### Supplied data ###

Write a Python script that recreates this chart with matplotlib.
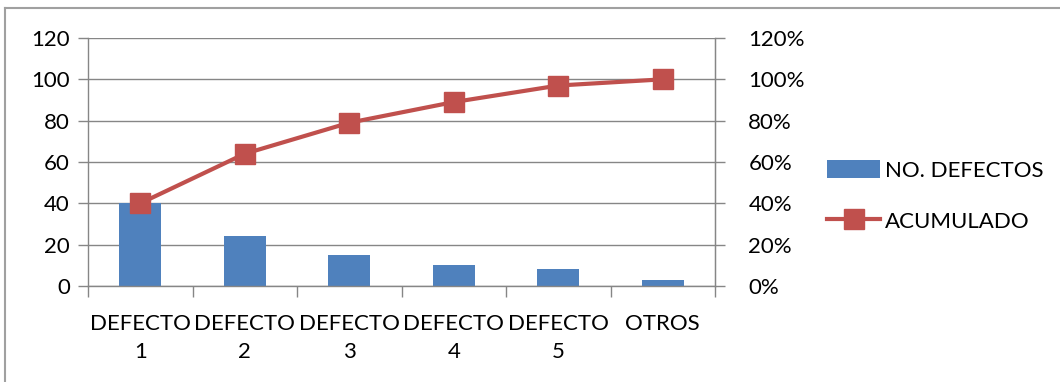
import matplotlib
matplotlib.use("agg")
import matplotlib.pyplot as plt
from matplotlib.lines import Line2D
from matplotlib.patches import Patch
import numpy as np

plt.rcParams["font.family"] = ["Lato", "DejaVu Sans"]

categories = ["DEFECTO\n1", "DEFECTO\n2", "DEFECTO\n3", "DEFECTO\n4", "DEFECTO\n5", "OTROS"]
defectos = [40, 24, 15, 10, 8, 3]
left_ticks = [0, 20, 40, 60, 80, 100, 120]
right_ticks = [0.0, 0.2, 0.4, 0.6, 0.8, 1.0, 1.2]

acumulado = np.cumsum(defectos) / sum(defectos)

bar_color = "#4F81BD"
line_color = "#C0504D"
axis_gray = "#868686"
fs = 16

fig = plt.figure(figsize=(10.6, 3.82), dpi=100)
ax = fig.add_axes([88 / 1060, 1 - 286 / 382, (715 - 88) / 1060, (286 - 38) / 382])
x = np.arange(len(categories))

ax.bar(x, defectos, width=0.4, color=bar_color, zorder=2)
ax.set_xlim(-0.5, len(categories) - 0.5)
ax.set_ylim(0, 120)
ax.set_yticks(left_ticks)
ax.yaxis.grid(True, color=axis_gray, linewidth=1, zorder=0)
ax.set_axisbelow(True)

ax.set_xticks(x)
ax.set_xticklabels(categories, fontsize=fs, linespacing=1.5)
ax.tick_params(axis="x", which="major", length=0, pad=20)
ax.set_xticks(np.arange(len(categories) + 1) - 0.5, minor=True)
ax.tick_params(axis="x", which="minor", length=8, width=1, color=axis_gray, direction="out")
ax.tick_params(axis="y", length=7, width=1, color=axis_gray, labelsize=fs, pad=6)

ax.spines["top"].set_visible(False)
for side in ["left", "bottom", "right"]:
    ax.spines[side].set_color(axis_gray)
    ax.spines[side].set_linewidth(1)

ax2 = ax.twinx()
ax2.plot(x, acumulado, color=line_color, linewidth=3, marker="s", markersize=14,
         markerfacecolor=line_color, markeredgecolor=line_color, zorder=3)
ax2.set_ylim(0, 1.2)
ax2.set_yticks(right_ticks)
ax2.set_yticklabels([f"{int(round(v * 100))}%" for v in right_ticks])
ax2.tick_params(axis="y", length=7, width=1, color=axis_gray, labelsize=fs, pad=17)
ax2.spines["top"].set_visible(False)
ax2.spines["left"].set_visible(False)
ax2.spines["bottom"].set_visible(False)
ax2.spines["right"].set_color(axis_gray)

handles = [
    Patch(facecolor=bar_color, edgecolor="none", label="NO. DEFECTOS"),
    Line2D([0], [0], color=line_color, linewidth=3, marker="s", markersize=14,
           label="ACUMULADO"),
]
fig.legend(handles=handles, loc="center left", bbox_to_anchor=(827 / 1060, 1 - 196 / 382),
           frameon=False, fontsize=fs, handlelength=2.4, handleheight=0.85, handletextpad=0.2,
           labelspacing=1.35, borderaxespad=0, borderpad=0)

# chart frame (left and top edges)
fig.add_artist(Line2D([5 / 1060, 5 / 1060], [0, 1 - 8 / 382], transform=fig.transFigure,
                      color="#A0A0A0", linewidth=1.5))
fig.add_artist(Line2D([5 / 1060, 1], [1 - 8 / 382, 1 - 8 / 382], transform=fig.transFigure,
                      color="#A0A0A0", linewidth=1.5))

fig.savefig("out.png", dpi=100)
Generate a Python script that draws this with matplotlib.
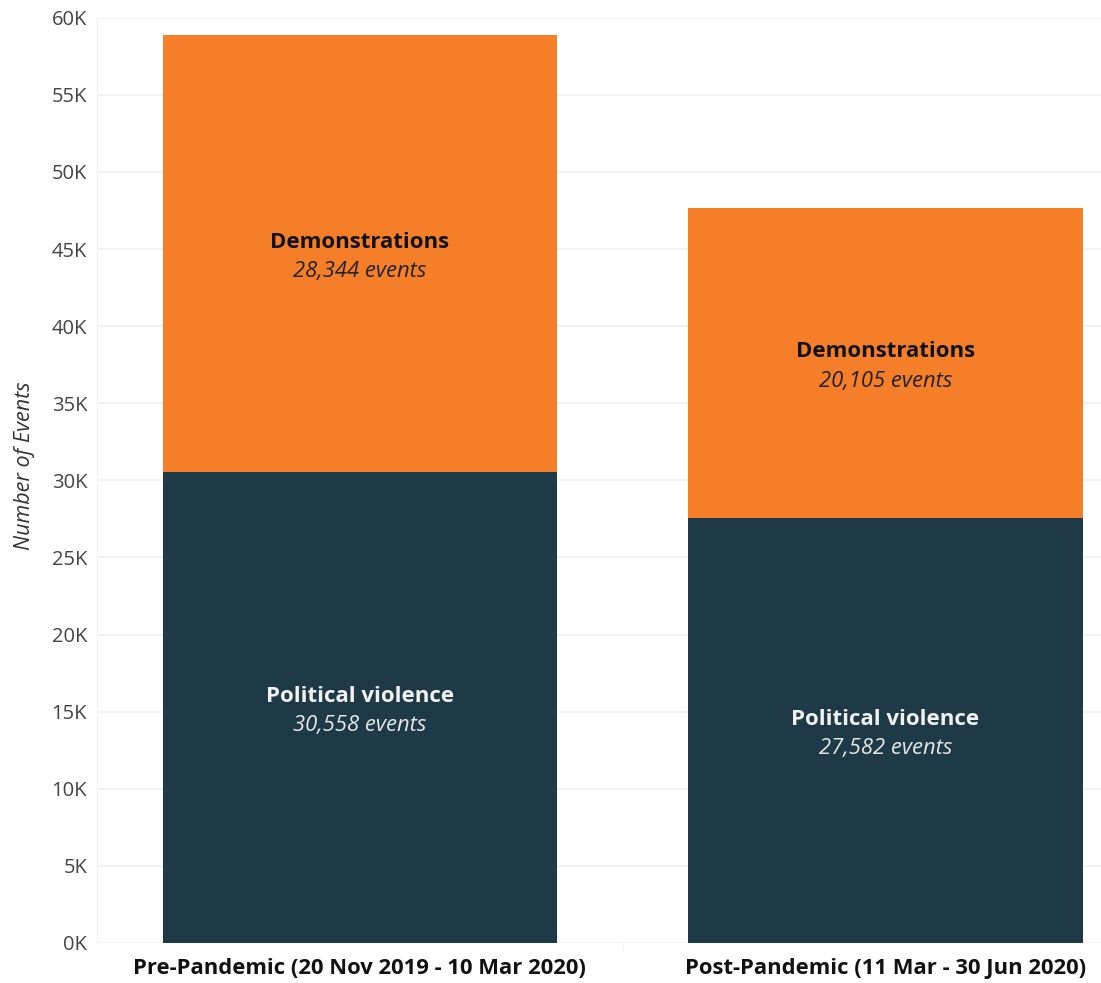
import numpy as np
import matplotlib.pyplot as plt
from matplotlib.ticker import FuncFormatter

plt.rcParams['font.family'] = ['Open Sans', 'DejaVu Sans']

periods = ["Pre-Pandemic (20 Nov 2019 - 10 Mar 2020)", "Post-Pandemic (11 Mar - 30 Jun 2020)"]
political_violence = [30558, 27582]
demonstrations = [28344, 20105]

dark = "#1e3a47"
orange = "#f57f29"

fig = plt.figure(figsize=(11.01, 9.83), dpi=100)
ax = fig.add_axes([0.088, 0.0407, 0.912, 0.9413])

x = np.arange(len(periods))
w = 0.75
ax.bar(x, political_violence, width=w, color=dark, zorder=2)
ax.bar(x, demonstrations, width=w, bottom=political_violence, color=orange, zorder=2)

off = 950
shift = -250
for i in range(len(periods)):
    pv = political_violence[i]
    dm = demonstrations[i]
    ymid = pv / 2 + shift
    ax.text(x[i], ymid + off, "Political violence", ha="center", va="center",
            fontsize=16, fontweight="bold", color="#f2f2f2")
    ax.text(x[i], ymid - off, f"{pv:,} events", ha="center", va="center",
            fontsize=15.8, style="italic", color="#e6e6e6")
    ymid = pv + dm / 2 + shift
    ax.text(x[i], ymid + off, "Demonstrations", ha="center", va="center",
            fontsize=16, fontweight="bold", color="#111111")
    ax.text(x[i], ymid - off, f"{dm:,} events", ha="center", va="center",
            fontsize=15.8, style="italic", color="#222222")

ax.set_xlim(-0.5, 1.41)
ax.set_ylim(0, 60000)
ax.set_yticks(np.arange(0, 60001, 5000))
ax.yaxis.set_major_formatter(FuncFormatter(lambda v, p: f"{int(v/1000)}K"))
ax.set_xticks(x)
ax.set_xticklabels(periods, fontsize=15.8, fontweight="bold", color="#111111")
ax.set_xticks([0.5], minor=True)
ax.tick_params(axis="x", which="major", length=0, pad=11)
ax.tick_params(axis="x", which="minor", length=5, color="#eeeeee")
ax.tick_params(axis="y", length=0, labelsize=14.5, labelcolor="#444444", pad=7)
ax.set_ylabel("Number of Events", fontsize=15.5, style="italic", color="#333333")
ax.yaxis.set_label_coords(-0.062, 0.516)

ax.grid(axis="y", color="#f0f0f0", linewidth=1.2, zorder=0)
for s in ["top", "right", "bottom"]:
    ax.spines[s].set_visible(False)
ax.spines["left"].set_color("#f2f2f2")

fig.savefig("out.png", dpi=100)
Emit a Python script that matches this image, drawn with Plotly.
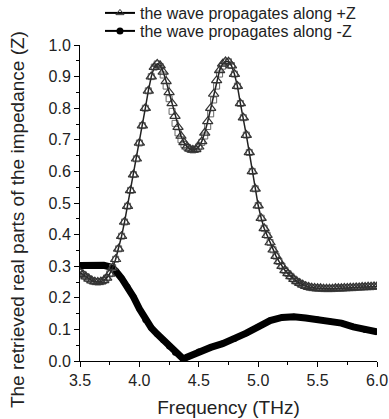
import plotly.graph_objects as go

# Frequency grid (THz) for the +Z retrieval
freq = [3.500, 3.525, 3.550, 3.575, 3.600, 3.625, 3.650, 3.675, 3.700, 3.725,
        3.750, 3.775, 3.800, 3.825, 3.850, 3.875, 3.900, 3.925, 3.950, 3.975,
        4.000, 4.025, 4.050, 4.075, 4.100, 4.125, 4.150, 4.175, 4.200, 4.225,
        4.250, 4.275, 4.300, 4.325, 4.350, 4.375, 4.400, 4.425, 4.450, 4.475,
        4.500, 4.525, 4.550, 4.575, 4.600, 4.625, 4.650, 4.675, 4.700, 4.725,
        4.750, 4.775, 4.800, 4.825, 4.850, 4.875, 4.900, 4.925, 4.950, 4.975,
        5.000, 5.025, 5.050, 5.075, 5.100, 5.125, 5.150, 5.175, 5.200, 5.225,
        5.250, 5.275, 5.300, 5.325, 5.350, 5.375, 5.400, 5.425, 5.450, 5.475,
        5.500, 5.525, 5.550, 5.575, 5.600, 5.625, 5.650, 5.675, 5.700, 5.725,
        5.750, 5.775, 5.800, 5.825, 5.850, 5.875, 5.900, 5.925, 5.950, 5.975,
        6.000]

# Re(Z), wave along +Z (triangles)
z_plus = [0.280, 0.274, 0.267, 0.260, 0.254, 0.251, 0.250, 0.251, 0.255, 0.263,
          0.276, 0.296, 0.322, 0.355, 0.395, 0.440, 0.490, 0.540, 0.590, 0.640,
          0.690, 0.745, 0.800, 0.855, 0.900, 0.930, 0.940, 0.935, 0.915, 0.885,
          0.850, 0.815, 0.775, 0.740, 0.712, 0.692, 0.678, 0.671, 0.668, 0.670,
          0.678, 0.695, 0.722, 0.758, 0.800, 0.845, 0.888, 0.920, 0.940, 0.948,
          0.947, 0.935, 0.908, 0.870, 0.815, 0.770, 0.715, 0.660, 0.600, 0.545,
          0.492, 0.452, 0.420, 0.398, 0.375, 0.352, 0.332, 0.315, 0.300, 0.287,
          0.277, 0.268, 0.259, 0.252, 0.246, 0.241, 0.237, 0.234, 0.232, 0.231,
          0.230, 0.230, 0.229, 0.229, 0.229, 0.229, 0.230, 0.230, 0.230, 0.231,
          0.231, 0.232, 0.232, 0.233, 0.233, 0.234, 0.234, 0.235, 0.235, 0.236,
          0.236]

# Companion square-marker trace seen inside the +Z band (not in legend)
z_plus_sq = [0.280, 0.274, 0.267, 0.260, 0.254, 0.251, 0.250, 0.251, 0.255, 0.263,
             0.276, 0.296, 0.322, 0.355, 0.395, 0.440, 0.490, 0.540, 0.590, 0.640,
             0.690, 0.745, 0.800, 0.855, 0.900, 0.930, 0.940, 0.932, 0.905, 0.870,
             0.830, 0.790, 0.752, 0.722, 0.700, 0.685, 0.675, 0.670, 0.668, 0.670,
             0.678, 0.692, 0.712, 0.742, 0.782, 0.826, 0.870, 0.908, 0.933, 0.946,
             0.947, 0.935, 0.908, 0.870, 0.815, 0.770, 0.715, 0.660, 0.600, 0.545,
             0.492, 0.452, 0.420, 0.398, 0.375, 0.352, 0.332, 0.315, 0.300, 0.287,
             0.277, 0.268, 0.259, 0.252, 0.246, 0.241, 0.237, 0.234, 0.232, 0.231,
             0.230, 0.230, 0.229, 0.229, 0.229, 0.229, 0.230, 0.230, 0.230, 0.231,
             0.231, 0.232, 0.232, 0.233, 0.233, 0.234, 0.234, 0.235, 0.235, 0.236,
             0.236]

# Re(Z), wave along -Z (thick black line)
freq_minus = [3.50, 3.60, 3.70, 3.75, 3.80, 3.85, 3.90, 3.95, 4.00, 4.05,
              4.10, 4.15, 4.20, 4.25, 4.30, 4.37, 4.40, 4.50, 4.60, 4.70,
              4.80, 4.90, 5.00, 5.10, 5.20, 5.30, 5.40, 5.50, 5.60, 5.70,
              5.80, 5.90, 6.00]
z_minus = [0.302, 0.304, 0.303, 0.298, 0.285, 0.262, 0.235, 0.203, 0.165, 0.130,
           0.105, 0.085, 0.066, 0.046, 0.026, 0.006, 0.012, 0.030, 0.043, 0.055,
           0.070, 0.088, 0.108, 0.128, 0.138, 0.140, 0.136, 0.131, 0.126, 0.120,
           0.108, 0.098, 0.092]

legend_plus = "the wave propagates along +Z"
legend_minus = "the wave propagates along -Z"
x_title = "Frequency (THz)"
y_title = "The retrieved real parts of the impedance (Z)"

FONT = "Liberation Sans, Arial, sans-serif"
fig = go.Figure()

fig.add_trace(go.Scatter(
    x=freq_minus, y=z_minus, mode="lines+markers", showlegend=False,
    line=dict(color="black", width=7),
    marker=dict(symbol="circle", size=6, color="black"),
))
fig.add_trace(go.Scatter(
    x=freq, y=z_plus_sq, mode="markers", showlegend=False,
    marker=dict(symbol="square-open", size=6, color="#666",
                line=dict(color="#666", width=1)),
))
fig.add_trace(go.Scatter(
    x=freq, y=z_plus, mode="lines+markers", showlegend=False,
    line=dict(color="#222", width=1.5),
    marker=dict(symbol="triangle-up-open", size=9, color="#333",
                line=dict(color="#333", width=1.2)),
))

# legend entries (one legend box per row for exact placement)
fig.add_trace(go.Scatter(
    x=[None], y=[None], mode="lines+markers", name=legend_plus, legend="legend",
    line=dict(color="black", width=2),
    marker=dict(symbol="triangle-up-open", size=7, color="#333"),
))
fig.add_trace(go.Scatter(
    x=[None], y=[None], mode="lines+markers", name=legend_minus, legend="legend2",
    line=dict(color="black", width=2),
    marker=dict(symbol="circle", size=7, color="black"),
))

leg_common = dict(xref="container", yref="container", x=0.257,
                  xanchor="left", yanchor="middle",
                  bgcolor="rgba(0,0,0,0)", font=dict(size=16, color="#222"),
                  itemwidth=30)

fig.update_layout(
    width=389, height=419,
    margin=dict(l=80, r=12, t=45, b=58, autoexpand=False),
    paper_bgcolor="white", plot_bgcolor="white",
    font=dict(family=FONT, size=16, color="#222"),
    legend=dict(y=1 - 13 / 419, **leg_common),
    legend2=dict(y=1 - 31 / 419, **leg_common),
    xaxis=dict(range=[3.5, 6.0], tickmode="linear", tick0=3.5, dtick=0.5,
               tickformat=".1f", ticks="outside", ticklen=5, tickcolor="black",
               showline=True, linecolor="black", linewidth=1, showgrid=False,
               zeroline=False, tickfont=dict(size=16), automargin=False,
               minor=dict(dtick=0.25, ticks="outside", ticklen=3, tickcolor="black"),
               title=dict(text=x_title, font=dict(size=19), standoff=12)),
    yaxis=dict(range=[0.0, 1.0], tickmode="linear", tick0=0, dtick=0.1,
               tickformat=".1f", ticks="outside", ticklen=5, tickcolor="black",
               showline=True, linecolor="black", linewidth=1, showgrid=False,
               zeroline=False, tickfont=dict(size=16), automargin=False,
               minor=dict(dtick=0.05, ticks="outside", ticklen=3, tickcolor="black")),
    annotations=[dict(text=y_title, textangle=-90, xref="paper", yref="paper",
                      x=-0.212, y=0.446, xanchor="center", yanchor="middle",
                      showarrow=False, font=dict(size=19, family=FONT, color="#222"))],
)

fig.write_html("out.html")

###

- [Task description] Repeat, exactly and in full, each line from the start of the data to the line that contains "x = np.arange(len(categories))". Pictures do not go in.

- [Worked answer]
Write a Python script that recreates this chart with matplotlib.
import matplotlib
matplotlib.use("agg")
import matplotlib.pyplot as plt
from matplotlib.lines import Line2D
from matplotlib.patches import Patch
import numpy as np

plt.rcParams["font.family"] = ["Lato", "DejaVu Sans"]

categories = ["DEFECTO\n1", "DEFECTO\n2", "DEFECTO\n3", "DEFECTO\n4", "DEFECTO\n5", "OTROS"]
defectos = [40, 24, 15, 10, 8, 3]
left_ticks = [0, 20, 40, 60, 80, 100, 120]
right_ticks = [0.0, 0.2, 0.4, 0.6, 0.8, 1.0, 1.2]

acumulado = np.cumsum(defectos) / sum(defectos)

bar_color = "#4F81BD"
line_color = "#C0504D"
axis_gray = "#868686"
fs = 16

fig = plt.figure(figsize=(10.6, 3.82), dpi=100)
ax = fig.add_axes([88 / 1060, 1 - 286 / 382, (715 - 88) / 1060, (286 - 38) / 382])
x = np.arange(len(categories))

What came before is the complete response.